Benefits of Stevens Initiative

 Ajman University’s AYM program as part of the Stevens Initiative offers AU students an opportunity to interact and share their experiences with  students in the US. . Additionally, the AYM program also equips students with the skills necessary to apply their creative ideas and relate them to their own, as well as international contexts, which will better prepare them for future encounters.

 The benefits of the AYM program also extend to the faculty involved in this program, allowing them to connect with scholars across the globe, thereby aiding the internationalization of the University. By building such connections faculty can benefit from transfer of teaching experiences and philosophies, involve themselves in cross border research and explore future collaboration possibilities.

 Finally, the AYM program encapsulates the ever-progressive vision and mission of AU’s “Make it Happen Initiative”. Through the implementation of intercultural dialogic, virtual learning, the AYM program fits directly into the goals of AU, namely in providing cutting-edge education, impactful research, and community engagement.

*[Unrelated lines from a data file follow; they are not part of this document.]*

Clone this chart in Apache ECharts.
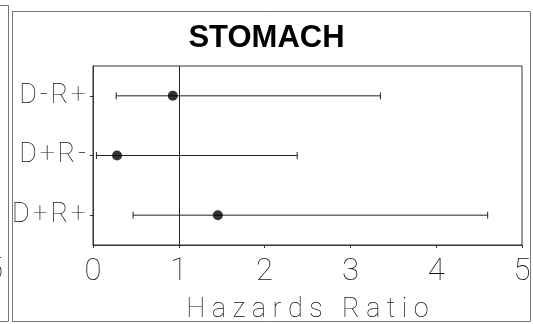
<!DOCTYPE html>
<html>
<head>
<meta charset="utf-8">
<script src="https://cdn.jsdelivr.net/npm/echarts@6/dist/echarts.min.js"></script>
<style>
  html, body { margin: 0; padding: 0; background: #fff; }
  #chart { width: 533px; height: 324px; }
</style>
</head>
<body>
<div id="chart"></div>
<script>
// Donor/recipient serostatus groups, top to bottom
const groups = ['D-R+', 'D+R-', 'D+R+'];
// Hazard ratio point estimates and confidence limits per group
const hazardRatio = [0.93, 0.28, 1.455];
const lowerLimit = [0.27, 0.04, 0.467];
const upperLimit = [3.35, 2.38, 4.60];
// Horizontal axis ticks
const xTicks = [0, 1, 2, 3, 4, 5];
const referenceValue = 1;
const titleText = 'STOMACH';
const axisTitle = 'Hazards Ratio';

// thin lettering for the axis texts
const strokeFont = "Roboto, 'DejaVu Sans Condensed', sans-serif";
const strokeWeight = 100;
const spaced = (s, gap) => s.split('').join(gap);

const chart = echarts.init(document.getElementById('chart'), null, { renderer: 'canvas' });

const intervalData = groups.map((g, i) => [i, lowerLimit[i], upperLimit[i]]);
const pointData = groups.map((g, i) => [hazardRatio[i], i]);

chart.setOption({
  animation: false,
  backgroundColor: '#fff',
  title: {
    text: titleText,
    left: 'center',
    top: 18,
    textStyle: { fontFamily: "'Liberation Sans', Arial, sans-serif", fontWeight: 'bold', fontSize: 31, color: '#000' }
  },
  grid: {
    left: 93, right: 11, top: 66, bottom: 79,
    outerBoundsMode: 'none',
    containLabel: false,
    show: true, borderColor: '#333', borderWidth: 1, backgroundColor: 'transparent'
  },
  xAxis: {
    type: 'value',
    min: xTicks[0],
    max: xTicks[xTicks.length - 1],
    interval: 1,
    splitLine: { show: false },
    axisLine: { show: true, lineStyle: { color: '#333', width: 1 } },
    axisTick: { show: true, length: 3, lineStyle: { color: '#333' } },
    axisLabel: {
      margin: 12,
      fontFamily: strokeFont,
      fontWeight: strokeWeight,
      fontSize: 31,
      color: '#111',
      formatter: v => String(v)
    },
    name: spaced(axisTitle, ' '),
    nameLocation: 'middle',
    nameGap: 52,
    nameTextStyle: { fontFamily: strokeFont, fontWeight: strokeWeight, fontSize: 27, color: '#111' }
  },
  yAxis: {
    type: 'category',
    data: groups,
    inverse: true,
    boundaryGap: true,
    splitLine: { show: false },
    axisLine: { show: true, lineStyle: { color: '#333', width: 1 } },
    axisTick: { show: true, alignWithLabel: true, length: 3, lineStyle: { color: '#333' } },
    axisLabel: {
      margin: 7,
      fontFamily: strokeFont,
      fontWeight: strokeWeight,
      fontSize: 27,
      color: '#111',
      formatter: v => spaced(v, '\u200A')
    }
  },
  series: [
    {
      type: 'custom',
      name: 'interval',
      data: intervalData,
      encode: { x: [1, 2], y: 0 },
      renderItem: (params, api) => {
        const cat = api.value(0);
        const a = api.coord([api.value(1), cat]);
        const b = api.coord([api.value(2), cat]);
        const cap = 3.5;
        const style = { stroke: '#222', lineWidth: 1 };
        return {
          type: 'group',
          children: [
            { type: 'line', shape: { x1: a[0], y1: a[1], x2: b[0], y2: b[1] }, style },
            { type: 'line', shape: { x1: a[0], y1: a[1] - cap, x2: a[0], y2: a[1] + cap }, style },
            { type: 'line', shape: { x1: b[0], y1: b[1] - cap, x2: b[0], y2: b[1] + cap }, style }
          ]
        };
      },
      z: 2
    },
    {
      type: 'scatter',
      name: 'hazard ratio',
      data: pointData,
      symbol: 'circle',
      symbolSize: 10,
      itemStyle: { color: '#000' },
      z: 3,
      markLine: {
        silent: true,
        symbol: 'none',
        label: { show: false },
        lineStyle: { color: '#222', width: 1, type: 'solid' },
        data: [{ xAxis: referenceValue }]
      }
    }
  ],
  graphic: [
    // frame of this panel
    { type: 'rect', shape: { x: 12.5, y: 11.5, width: 518, height: 310 }, style: { fill: 'none', stroke: '#777', lineWidth: 1 }, silent: true },
    // edge of the neighbouring panel on the left
    { type: 'polyline', shape: { points: [[0, 5.5], [8.5, 5.5], [8.5, 321.5], [0, 321.5]] }, style: { fill: 'none', stroke: '#777', lineWidth: 1 }, silent: true },
    { type: 'text', x: 3, y: 256, style: { text: '5', align: 'right', fontFamily: strokeFont, fontWeight: strokeWeight, fontSize: 31, fill: '#111' }, silent: true }
  ]
});
</script>
</body>
</html>
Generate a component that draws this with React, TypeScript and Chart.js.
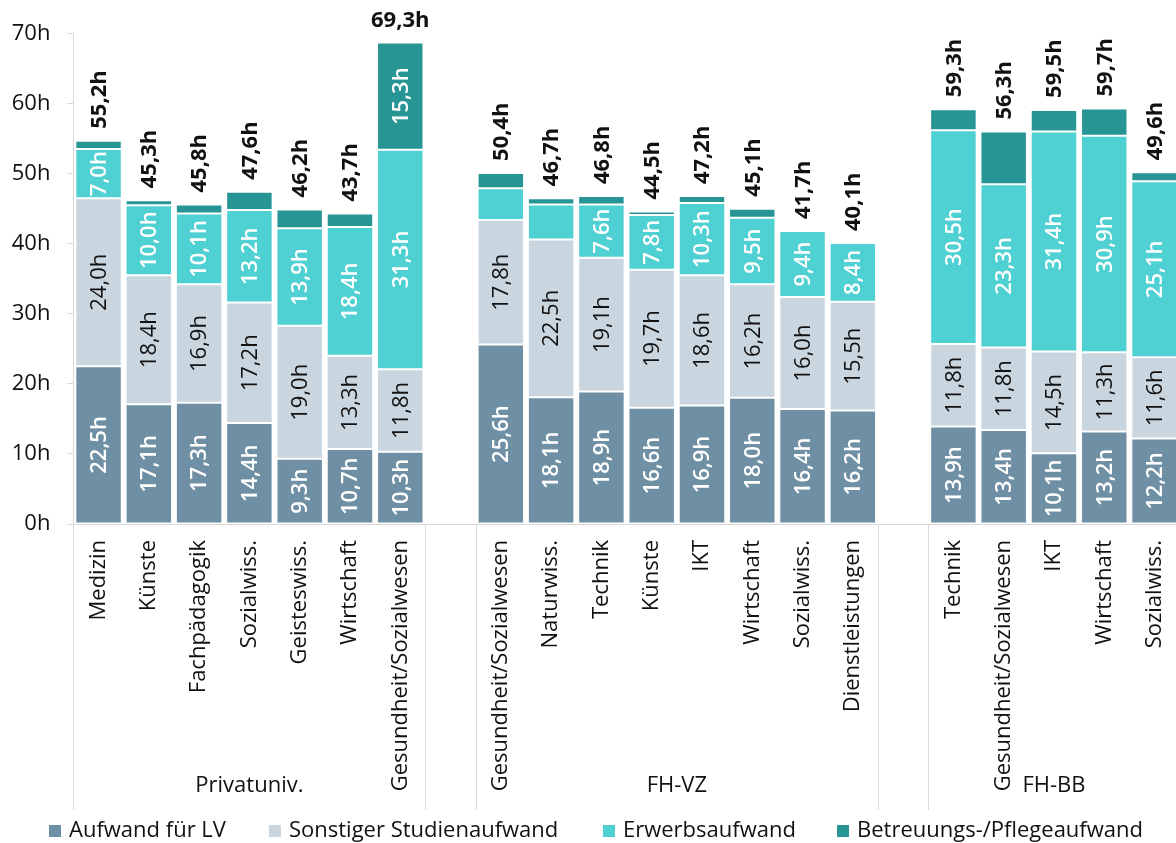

 “As a faculty I am always interested in making my classes interesting and fun, whilst at the same time meaningful for my students. The collaborative nature of the AYM program which encourages student exploration and collaboration on a variety of learning topics related to real world as well as everyday contexts, is in tandem with my own learner-centered, dialogic teaching philosophy. I believe that learning should not be limited for students. Instead, as faculty we should inspire long term knowledge and skills within our students, enabling them to navigate the increasingly complex global society they will become citizens of successfully,” concludes Tizreena.